Tu sens aussi des différences de mentalité au sein de la région Wallonne ?
Oui, tu as quelques différences en fonction d'où tu habites. Je suis fort resté sur Liège mais j’ai aussi vécu à Marche-en-Famenne où les gens sont un peu plus fermés. Il y a des différences mais elles restent moins marquées qu’entre le nord et le sud.
À partir de 1960, on a été confronté à une forte immigration, beaucoup d’Italiens et d'Espagnols, en particulier grâce au site sidérurgique Cockerill-Sambre à Charleroi. Je vais un peu loin mais je pense que le Wallon est plus ouvert à l’étranger que le Flamand, il a été confronté à toutes sortes de cultures qui le rendent plus ouvert et plus apte et à l'accueil.
Sens-tu une mixité entre Flamands et Wallons à Bruxelles ?
Je n’ai pas assez d’expérience à Bruxelles pour te répondre mais je pense que les Wallons restent majoritaires et que la cohabitation se passe plus au moins bien même si tu as des quartiers fort flamands et fort wallons. Les gens restent pas mal entre eux en fonction de leur appartenance.
En Wallonie, du temps des années 1960-1970, c'était très riche avec la sidérurgie. Les choses se sont complètement inversées sur une trentaine d'années. Tout est mort maintenant, la Wallonie connaît un fort taux de chômage et c’est maintenant la Flandre qui est riche. Ils n’ont pas vraiment envie de payer pour nous, c'est pour ça qu’ils souhaitent se désolidariser.

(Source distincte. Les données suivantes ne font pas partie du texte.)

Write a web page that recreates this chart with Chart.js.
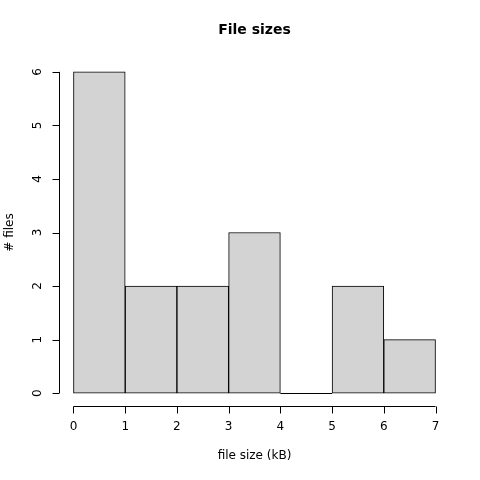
<!DOCTYPE html>
<html>
<head>
<meta charset="utf-8">
<script src="https://cdn.jsdelivr.net/npm/chart.js@4"></script>
<style>
  html, body { margin: 0; padding: 0; background: #fff; }
  #wrap { width: 480px; height: 480px; }
</style>
</head>
<body>
<div id="wrap"><canvas id="hist" width="480" height="480"></canvas></div>
<script>
// histogram breaks and counts
const breaks = [0, 1, 2, 3, 4, 5, 6, 7];
const counts = [6, 2, 2, 3, 0, 2, 1];
const xTicks = [0, 1, 2, 3, 4, 5, 6, 7];
const yTicks = [0, 1, 2, 3, 4, 5, 6];

const titleText = "File sizes";
const xLabel = "file size (kB)";
const yLabel = "# files";

const FONT = '"DejaVu Sans", sans-serif';

// bar centres from the breaks
const bars = counts.map((c, i) => ({ x: (breaks[i] + breaks[i + 1]) / 2, y: c }));

// R-style axes, drawn offset from the plot region
const rAxes = {
    id: "rAxes",
    afterDraw(chart) {
        const ctx = chart.ctx;
        const xs = chart.scales.x, ys = chart.scales.y;
        const area = chart.chartArea;
        ctx.save();
        ctx.strokeStyle = "#000";
        ctx.fillStyle = "#000";
        ctx.lineWidth = 1;

        // zero-count bins still show their bottom edge, like R's rect()
        const base = Math.round(ys.getPixelForValue(0)) + 0.5;
        ctx.beginPath();
        counts.forEach((c, i) => {
            if (c === 0) {
                ctx.moveTo(xs.getPixelForValue(breaks[i]), base);
                ctx.lineTo(xs.getPixelForValue(breaks[i + 1]), base);
            }
        });
        ctx.stroke();

        // x axis
        const ax = Math.round(area.bottom) + 0.5;
        ctx.beginPath();
        ctx.moveTo(xs.getPixelForValue(xTicks[0]), ax);
        ctx.lineTo(xs.getPixelForValue(xTicks[xTicks.length - 1]), ax);
        xTicks.forEach(t => {
            const px = Math.round(xs.getPixelForValue(t)) + 0.5;
            ctx.moveTo(px, ax);
            ctx.lineTo(px, ax + 7);
        });
        ctx.stroke();
        ctx.font = "12px " + FONT;
        ctx.textAlign = "center";
        ctx.textBaseline = "middle";
        xTicks.forEach(t => ctx.fillText(String(t), xs.getPixelForValue(t), 427));

        // y axis
        const ay = Math.round(area.left) + 0.5;
        ctx.beginPath();
        ctx.moveTo(ay, ys.getPixelForValue(yTicks[0]));
        ctx.lineTo(ay, ys.getPixelForValue(yTicks[yTicks.length - 1]));
        yTicks.forEach(t => {
            const py = Math.round(ys.getPixelForValue(t)) + 0.5;
            ctx.moveTo(ay, py);
            ctx.lineTo(ay - 7, py);
        });
        ctx.stroke();
        yTicks.forEach(t => {
            ctx.save();
            ctx.translate(38, ys.getPixelForValue(t));
            ctx.rotate(-Math.PI / 2);
            ctx.fillText(String(t), 0, 0);
            ctx.restore();
        });

        // titles
        const cx = (area.left + area.right) / 2;
        const cy = (area.top + area.bottom) / 2;
        ctx.font = "bold 14px " + FONT;
        ctx.fillText(titleText, cx, 30);
        ctx.font = "12px " + FONT;
        ctx.fillText(xLabel, cx, 456);
        ctx.save();
        ctx.translate(10, cy);
        ctx.rotate(-Math.PI / 2);
        ctx.fillText(yLabel, 0, 0);
        ctx.restore();
        ctx.restore();
    }
};

new Chart(document.getElementById("hist").getContext("2d"), {
    type: "bar",
    data: {
        datasets: [{
            data: bars,
            backgroundColor: "#D3D3D3",
            borderColor: "#000",
            borderWidth: 1,
            borderSkipped: false,
            barPercentage: 1,
            categoryPercentage: 1
        }]
    },
    options: {
        responsive: false,
        animation: false,
        layout: { padding: { left: 59, right: 30, top: 59, bottom: 74 } },
        plugins: { legend: { display: false }, tooltip: { enabled: false } },
        scales: {
            x: { type: "linear", offset: false, grid: { offset: false }, min: -0.28, max: 7.28, display: false },
            y: { min: -0.24, max: 6.24, display: false }
        }
    },
    plugins: [rAxes]
});
</script>
</body>
</html>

Usine à l'abandon en périphérie de Liège.
Pour toi, la Belgique va continuer d’exister ?
Je n’ai pas l’impression, ce n’est pas ce que je souhaite mais ça me semble être un divorce consommé depuis tellement longtemps que je me demande encore pour quelle raison on nous maintient ensemble… Enfin, je connais la raison, c’est Bruxelles, que personne ne veut lâcher. Je ne suis pas spécialement rattachiste mais il me semblerait plus facile que les Wallons se rattachent à la France, avec Bruxelles peut-être, et les Flamands de leur côté, seuls ou avec les Pays-bas. Je trouve que c’est trop compliqué pour diriger notre pays. On reste sans gouvernement pendant des tas de mois, on devient la risée de plein d’autres pays, on a des tas de ministres… Au bout d’un moment, faut qu’on arrête.
(NLDR. Voir le docu-fiction "Bye Bye Belgium", réalisé en 2006 où le présentateur vedette du journal télévisé annonce la déclaration unilatérale d’indépendance de la Flandre).
Taux de chômage des communautés linguistiques en Belgique (source).
Tu as connu la Wallonie “wallone” ?
Je parlais wallon liégeois avec mes grands-parents. À l'école primaire on avait quelques cours, d’ailleurs mon fils aîné de 30 ans en a eu aussi, mais c’était surtout dans le langage parlé, on ne l’écrivait plus. Pour dire je vais chercher quelque chose dans le frigo on dirait : “Dj'va qweri un saqwè dins l'frigo". C’était très chantant avec beaucoup d’accents toniques mais ça fait dix ans que je ne le parle plus. Dans mes collègues j’en ai que 2 ou 3 qui le parle mais ça reste surtout spécifique aux anciens de plus de 60 ans.
Jusqu'à présent, ce statut de « langues régionales endogènes » n’a pas de répercussions concrètes sur la politique linguistique.